• **What the task asks**: Starting with the first line of the listing, quote each line exactly until and including the one with "5.75, 6.00, 6.25]", leaving pictures out.

• **Recorded data**:
-*-
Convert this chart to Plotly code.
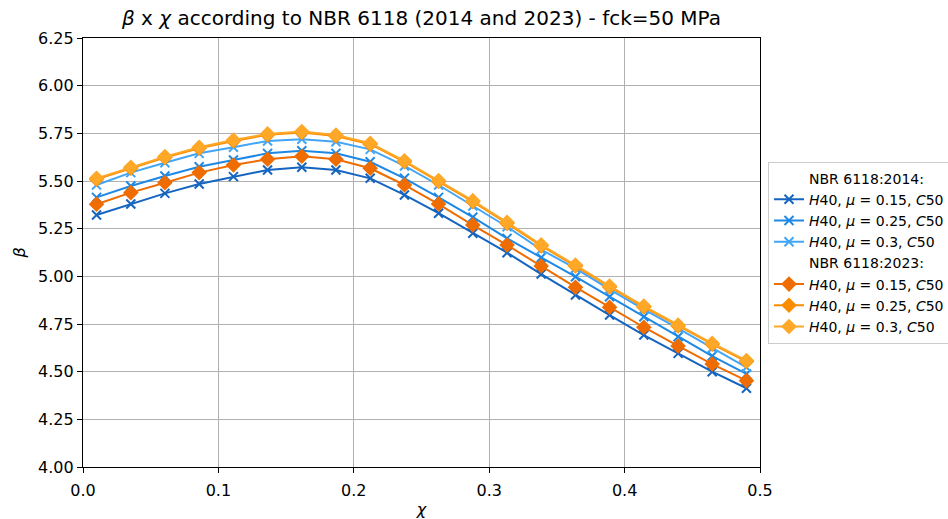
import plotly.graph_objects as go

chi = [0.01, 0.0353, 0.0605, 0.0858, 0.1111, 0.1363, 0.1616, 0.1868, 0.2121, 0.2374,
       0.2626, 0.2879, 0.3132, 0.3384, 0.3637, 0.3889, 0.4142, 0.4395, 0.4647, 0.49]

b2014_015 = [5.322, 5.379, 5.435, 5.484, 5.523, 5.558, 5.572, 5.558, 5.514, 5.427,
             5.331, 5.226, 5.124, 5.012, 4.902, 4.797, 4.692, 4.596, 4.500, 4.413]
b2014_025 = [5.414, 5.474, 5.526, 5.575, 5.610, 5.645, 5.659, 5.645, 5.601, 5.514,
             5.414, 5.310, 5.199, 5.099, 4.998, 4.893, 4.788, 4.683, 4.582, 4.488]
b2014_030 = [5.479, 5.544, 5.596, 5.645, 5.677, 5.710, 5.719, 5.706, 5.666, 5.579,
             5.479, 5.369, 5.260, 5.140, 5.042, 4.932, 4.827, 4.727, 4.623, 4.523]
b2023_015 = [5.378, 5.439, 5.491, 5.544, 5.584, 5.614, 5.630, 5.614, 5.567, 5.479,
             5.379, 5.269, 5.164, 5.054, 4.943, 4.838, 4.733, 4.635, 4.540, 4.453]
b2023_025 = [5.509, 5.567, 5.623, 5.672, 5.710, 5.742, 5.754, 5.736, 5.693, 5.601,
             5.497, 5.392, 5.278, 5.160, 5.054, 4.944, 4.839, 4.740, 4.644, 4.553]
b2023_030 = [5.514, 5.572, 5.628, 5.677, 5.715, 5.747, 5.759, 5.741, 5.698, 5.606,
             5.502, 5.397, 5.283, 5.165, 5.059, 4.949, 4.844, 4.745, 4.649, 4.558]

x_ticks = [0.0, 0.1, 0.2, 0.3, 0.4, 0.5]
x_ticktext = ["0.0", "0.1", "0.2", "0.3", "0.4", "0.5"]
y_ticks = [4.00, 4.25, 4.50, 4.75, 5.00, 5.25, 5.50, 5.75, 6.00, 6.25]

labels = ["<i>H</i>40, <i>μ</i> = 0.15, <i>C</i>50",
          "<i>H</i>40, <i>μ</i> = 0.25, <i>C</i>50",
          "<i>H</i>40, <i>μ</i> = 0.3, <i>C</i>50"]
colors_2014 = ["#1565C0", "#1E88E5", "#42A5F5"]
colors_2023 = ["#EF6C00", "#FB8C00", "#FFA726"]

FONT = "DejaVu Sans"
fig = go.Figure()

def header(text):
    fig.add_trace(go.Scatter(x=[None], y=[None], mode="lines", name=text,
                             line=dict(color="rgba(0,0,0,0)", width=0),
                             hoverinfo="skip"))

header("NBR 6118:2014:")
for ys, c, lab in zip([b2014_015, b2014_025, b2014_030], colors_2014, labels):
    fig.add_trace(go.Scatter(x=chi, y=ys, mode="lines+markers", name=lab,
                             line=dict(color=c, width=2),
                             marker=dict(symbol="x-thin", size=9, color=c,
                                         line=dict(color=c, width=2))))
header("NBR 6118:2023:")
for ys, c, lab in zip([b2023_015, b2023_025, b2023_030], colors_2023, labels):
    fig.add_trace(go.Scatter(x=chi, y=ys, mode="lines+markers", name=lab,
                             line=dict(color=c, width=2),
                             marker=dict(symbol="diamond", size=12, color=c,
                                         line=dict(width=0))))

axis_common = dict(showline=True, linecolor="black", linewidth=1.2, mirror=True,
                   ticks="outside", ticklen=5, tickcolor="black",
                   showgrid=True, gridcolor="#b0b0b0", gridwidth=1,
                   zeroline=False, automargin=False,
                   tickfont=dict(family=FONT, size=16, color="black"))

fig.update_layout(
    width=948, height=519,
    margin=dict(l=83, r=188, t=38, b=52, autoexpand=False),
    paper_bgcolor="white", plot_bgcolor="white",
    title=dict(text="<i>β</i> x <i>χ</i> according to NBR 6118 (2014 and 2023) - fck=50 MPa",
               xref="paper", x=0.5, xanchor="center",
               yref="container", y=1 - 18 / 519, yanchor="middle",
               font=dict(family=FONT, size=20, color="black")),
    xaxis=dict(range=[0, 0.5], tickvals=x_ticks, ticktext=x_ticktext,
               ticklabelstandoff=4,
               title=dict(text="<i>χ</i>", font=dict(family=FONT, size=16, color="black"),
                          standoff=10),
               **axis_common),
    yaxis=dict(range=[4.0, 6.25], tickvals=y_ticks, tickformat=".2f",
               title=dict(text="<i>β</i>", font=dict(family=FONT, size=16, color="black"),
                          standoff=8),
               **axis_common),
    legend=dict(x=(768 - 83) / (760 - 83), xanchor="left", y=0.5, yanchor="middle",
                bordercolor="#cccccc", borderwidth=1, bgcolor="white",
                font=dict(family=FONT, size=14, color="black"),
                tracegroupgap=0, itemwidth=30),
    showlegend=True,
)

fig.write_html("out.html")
-*-
• **Full solution**:
Convert this chart to Plotly code.
import plotly.graph_objects as go

chi = [0.01, 0.0353, 0.0605, 0.0858, 0.1111, 0.1363, 0.1616, 0.1868, 0.2121, 0.2374,
       0.2626, 0.2879, 0.3132, 0.3384, 0.3637, 0.3889, 0.4142, 0.4395, 0.4647, 0.49]

b2014_015 = [5.322, 5.379, 5.435, 5.484, 5.523, 5.558, 5.572, 5.558, 5.514, 5.427,
             5.331, 5.226, 5.124, 5.012, 4.902, 4.797, 4.692, 4.596, 4.500, 4.413]
b2014_025 = [5.414, 5.474, 5.526, 5.575, 5.610, 5.645, 5.659, 5.645, 5.601, 5.514,
             5.414, 5.310, 5.199, 5.099, 4.998, 4.893, 4.788, 4.683, 4.582, 4.488]
b2014_030 = [5.479, 5.544, 5.596, 5.645, 5.677, 5.710, 5.719, 5.706, 5.666, 5.579,
             5.479, 5.369, 5.260, 5.140, 5.042, 4.932, 4.827, 4.727, 4.623, 4.523]
b2023_015 = [5.378, 5.439, 5.491, 5.544, 5.584, 5.614, 5.630, 5.614, 5.567, 5.479,
             5.379, 5.269, 5.164, 5.054, 4.943, 4.838, 4.733, 4.635, 4.540, 4.453]
b2023_025 = [5.509, 5.567, 5.623, 5.672, 5.710, 5.742, 5.754, 5.736, 5.693, 5.601,
             5.497, 5.392, 5.278, 5.160, 5.054, 4.944, 4.839, 4.740, 4.644, 4.553]
b2023_030 = [5.514, 5.572, 5.628, 5.677, 5.715, 5.747, 5.759, 5.741, 5.698, 5.606,
             5.502, 5.397, 5.283, 5.165, 5.059, 4.949, 4.844, 4.745, 4.649, 4.558]

x_ticks = [0.0, 0.1, 0.2, 0.3, 0.4, 0.5]
x_ticktext = ["0.0", "0.1", "0.2", "0.3", "0.4", "0.5"]
y_ticks = [4.00, 4.25, 4.50, 4.75, 5.00, 5.25, 5.50, 5.75, 6.00, 6.25]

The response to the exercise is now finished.